A few people who have made the move to Colonsay have commented that one downside is that you lose your favourite holiday destination. So far I haven’t really felt this. Probably because Colonsay has always felt like home to me rather than somewhere we went on holiday. However I have felt jealous of all the holidaymakers heading off to the beach each day. With Allan’s sister and our friends coming and my sudden freedom from the shop I decided to indulge myself with a weeks ‘staycation’. Apparently this is becoming more and more common. Cany Brits are shunning foreign climes in order to stay at home for a week and enjoy the British weather. The phenomenon has become so massive that foreign holiday tour operators are in serious decline!
The first few days of holiday went swimmingly. (Well I didn’t actually swim but one member of our party did!) The weather, although not fantastic, was at least dry for several long periods. The highlight of Allan’s sister’s stay was our trip to Oronsay on their last day. Oronsay is a tidal island at the south end of Colonsay. When the tide is out there is a five-hour window where you can cross over and visit the 14th century priory on the island. Since we had 3 very young children between our two parties and walking is a slow and painful process we decided to maximise our time on Oronsay by taking Allan’s car over. I thoroughly enjoyed driving past all the visitors making their way across the sand. Cheerily waving to them out of the window of Allan’s decrepit Mazda. Allan didn’t enjoy things quite so much. He expressed some concern as we drove through the deeper water and seemed a little distressed when the exhaust kept scraping off the rocks. We all shared his concern when, on arriving at the Priory, the hiss of air escaping from one of the tyres was worryingly audible. We felt slightly less smug as all of the visitors we had passed on the sand walked byt Allan while he changed the tyre! After looking round the priory and establishing that the thermos of coffee I had brought really had melted the bar of chocolate beyond all reasonable hope of rescue we headed back to the shore and spent a pleasant half hour searching for mussels. Allan’s sister demonstrated a rare talent for this and found more than the other three adults combined. Indeed she became so obsessed she had to be dragged away from the rocks as the tide threatened to envelop us all.

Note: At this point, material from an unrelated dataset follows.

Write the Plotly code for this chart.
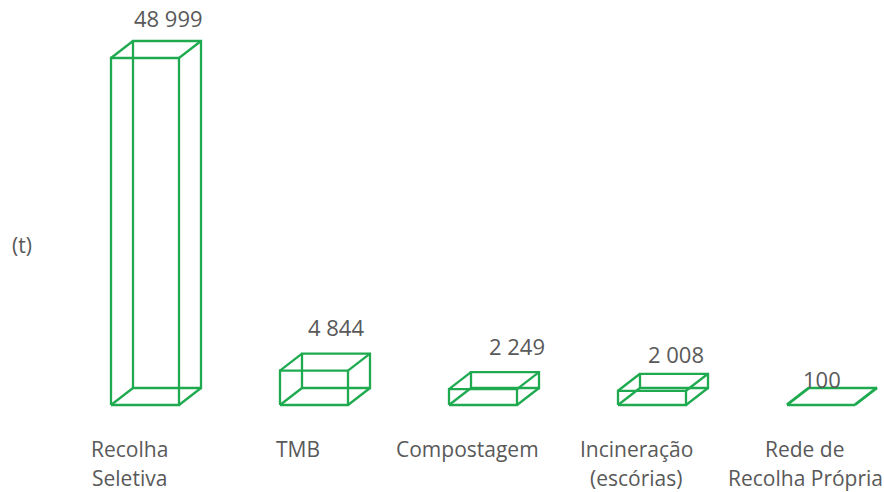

Our second batch of visitors arrived on Monday night in time to enjoy dinner with the Swedes (mussels featured heavily on the menu along with haggis which I don’t think they will be ordering again any time soon) before they left very early on Tuesday morning. As I previously mentioned these friends seem to be particularly out of favour with the weather gods and almost as soon as they set foot on the island the heavens opened. We’ve done our best to keep our spirits up. On the first day we went to Machrins beach in the pouring rain. The children didn’t seem to mind. Helen and their little boy looked charming in the their matching puddle suits and both paddled away and played in the sand seemingly impervious to the, at times, torrential rain. Eventually I put Sally down on the sand too where she proceeded to try to eat the entire beach and threw herself face first into the moat that Allan had dug to hold back the encroaching tide. We were pleased to see that we were not the only lunatics on the beach. There was at least one other family with drenched parents braving the elements whilst their children played happily in the driving rain.
The weather really has made things difficult though. Yesterday we visited the fire station which was in inspired suggestion from Allan. The two toddlers thoroughly enjoyed sitting in the fire engine although Helen expressed disappointment that she was not actually allowed to drive it. Whilst I was preparing dinner and sweeping some of the sand out of our house the sun briefly appeared. Our friends, ever the optimists, immediately rushed out to the beach where they were met by monsoon like rain with the addition of thunder and lightning. I really am deeply concerned that they will never come back. To Colonsay I mean, they made it back from the beach unscathed although quite soggy.
Today dawned sunny though and after a few set backs including the unwelcome presence of a strimmer in our car we set out to walk over to Ardskenish – one of my favourite beaches. I carried Helen on the way there and following this ordeal I plan to put her on an immediate starvation diet – that child is heavy. Helen tried out her new wetsuit on the beach – this was made even more exciting when she announced that she needed a poo and the wetsuit had to be removed post-haste. She did in fact leave a calling card in the sand (now buried) but sadly became hypothermic whilst the wetsuit was off and required to be resuscitated with bananas and rice cakes. Our friend’s little boy took a perverse pleasure in knocking down sand castles faster than anyone could build them and his five-week old sister was thoroughly unimpressed by the whole outing – I’m not sure she actually opened her eyes the entire time she was there. She made up for it with some charming smiling this afternoon though.
The problem with visitors is that spending time with them is so much more fun than carrying out the mundane day-to-day tasks which generally require to be done. As a consequence our house is even messier than usual. The utility room is so full of laundry you can’t really get into it. Our new washing machine is currently assigned to be delivered to Falkirk and other than the few luxury goodies our kind friends left behind we have no food. tomorrow is not going to be a fun day.
All in all though I have thoroughly enjoyed Colonsay as a holiday destination. Plans are afoot for a reciprocal visit to Sweden next year but I will definitely consider Colonsay for future holidays.